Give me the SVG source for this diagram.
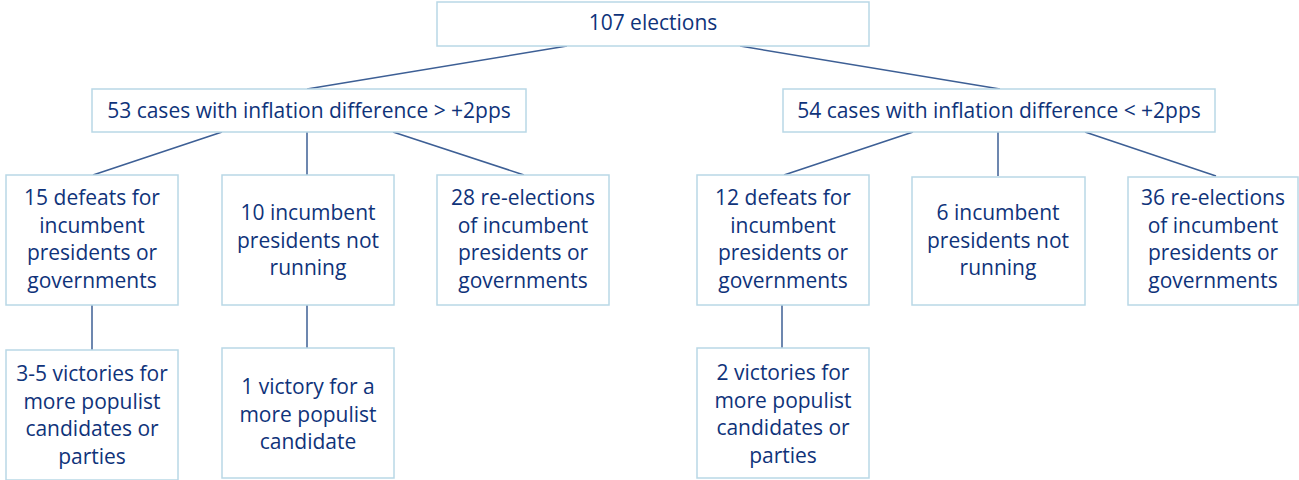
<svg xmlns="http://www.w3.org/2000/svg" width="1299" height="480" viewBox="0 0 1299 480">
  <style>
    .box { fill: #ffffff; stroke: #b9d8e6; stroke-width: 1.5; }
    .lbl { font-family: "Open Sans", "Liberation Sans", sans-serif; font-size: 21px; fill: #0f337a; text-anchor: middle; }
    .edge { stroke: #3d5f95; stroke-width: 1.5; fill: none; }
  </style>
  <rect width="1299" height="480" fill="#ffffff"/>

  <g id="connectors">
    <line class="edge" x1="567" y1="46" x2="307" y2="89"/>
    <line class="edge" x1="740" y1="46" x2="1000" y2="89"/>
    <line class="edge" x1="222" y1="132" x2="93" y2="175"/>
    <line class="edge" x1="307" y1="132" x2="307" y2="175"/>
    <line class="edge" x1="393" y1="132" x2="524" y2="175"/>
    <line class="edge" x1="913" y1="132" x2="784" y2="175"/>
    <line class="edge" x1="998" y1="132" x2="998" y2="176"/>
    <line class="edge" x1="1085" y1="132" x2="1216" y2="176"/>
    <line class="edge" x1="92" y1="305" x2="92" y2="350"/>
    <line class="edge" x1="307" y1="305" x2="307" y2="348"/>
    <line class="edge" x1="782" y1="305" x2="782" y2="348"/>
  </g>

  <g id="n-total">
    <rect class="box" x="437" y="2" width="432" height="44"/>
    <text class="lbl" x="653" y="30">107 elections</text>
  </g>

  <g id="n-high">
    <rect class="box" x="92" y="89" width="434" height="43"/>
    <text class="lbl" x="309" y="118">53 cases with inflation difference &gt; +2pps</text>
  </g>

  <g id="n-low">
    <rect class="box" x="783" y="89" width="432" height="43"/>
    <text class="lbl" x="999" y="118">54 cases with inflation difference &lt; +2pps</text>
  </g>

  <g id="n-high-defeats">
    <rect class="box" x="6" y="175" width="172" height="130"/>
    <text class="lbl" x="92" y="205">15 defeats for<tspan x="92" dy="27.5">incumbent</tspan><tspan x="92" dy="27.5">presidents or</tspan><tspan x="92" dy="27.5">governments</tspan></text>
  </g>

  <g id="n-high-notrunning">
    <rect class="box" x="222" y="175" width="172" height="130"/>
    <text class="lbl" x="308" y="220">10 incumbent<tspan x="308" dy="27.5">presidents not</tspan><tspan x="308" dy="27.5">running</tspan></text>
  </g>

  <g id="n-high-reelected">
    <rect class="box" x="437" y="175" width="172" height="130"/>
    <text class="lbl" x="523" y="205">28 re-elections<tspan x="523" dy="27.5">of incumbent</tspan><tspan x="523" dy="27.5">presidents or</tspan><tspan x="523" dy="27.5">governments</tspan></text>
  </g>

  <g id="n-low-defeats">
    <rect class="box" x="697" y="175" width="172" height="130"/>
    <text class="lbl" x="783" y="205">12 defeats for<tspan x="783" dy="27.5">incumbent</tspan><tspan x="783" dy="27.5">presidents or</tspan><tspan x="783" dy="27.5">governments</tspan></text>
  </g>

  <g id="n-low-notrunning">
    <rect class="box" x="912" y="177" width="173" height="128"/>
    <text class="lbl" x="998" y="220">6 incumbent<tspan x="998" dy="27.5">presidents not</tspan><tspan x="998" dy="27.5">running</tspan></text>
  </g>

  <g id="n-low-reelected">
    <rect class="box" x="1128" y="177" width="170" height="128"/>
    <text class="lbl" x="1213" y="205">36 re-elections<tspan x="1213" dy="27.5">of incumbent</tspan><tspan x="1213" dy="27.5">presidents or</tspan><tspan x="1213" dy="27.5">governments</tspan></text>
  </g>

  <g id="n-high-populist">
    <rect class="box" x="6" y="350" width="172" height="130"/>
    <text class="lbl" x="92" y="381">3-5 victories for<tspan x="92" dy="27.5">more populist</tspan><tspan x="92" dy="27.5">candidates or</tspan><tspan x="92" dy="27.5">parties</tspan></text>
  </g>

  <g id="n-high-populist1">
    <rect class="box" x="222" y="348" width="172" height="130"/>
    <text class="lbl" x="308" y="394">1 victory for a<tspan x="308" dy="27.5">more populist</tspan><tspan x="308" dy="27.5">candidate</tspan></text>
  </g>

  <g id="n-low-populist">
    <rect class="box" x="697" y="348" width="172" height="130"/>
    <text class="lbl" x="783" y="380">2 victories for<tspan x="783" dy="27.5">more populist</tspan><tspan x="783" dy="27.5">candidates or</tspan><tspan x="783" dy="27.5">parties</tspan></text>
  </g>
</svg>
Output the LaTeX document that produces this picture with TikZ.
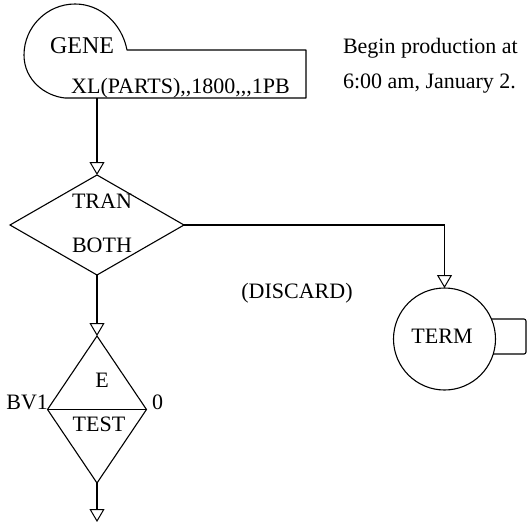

━━━━━━━━━━━━━━━━

*WORK INSTRUCTIONS:*
From the records, copy every line that has the string "with" in it.

*RESULT:*
    <text class="lbl" x="309" y="118">53 cases with inflation difference &gt; +2pps</text>
    <text class="lbl" x="999" y="118">54 cases with inflation difference &lt; +2pps</text>
Output the LaTeX document that produces this picture with TikZ.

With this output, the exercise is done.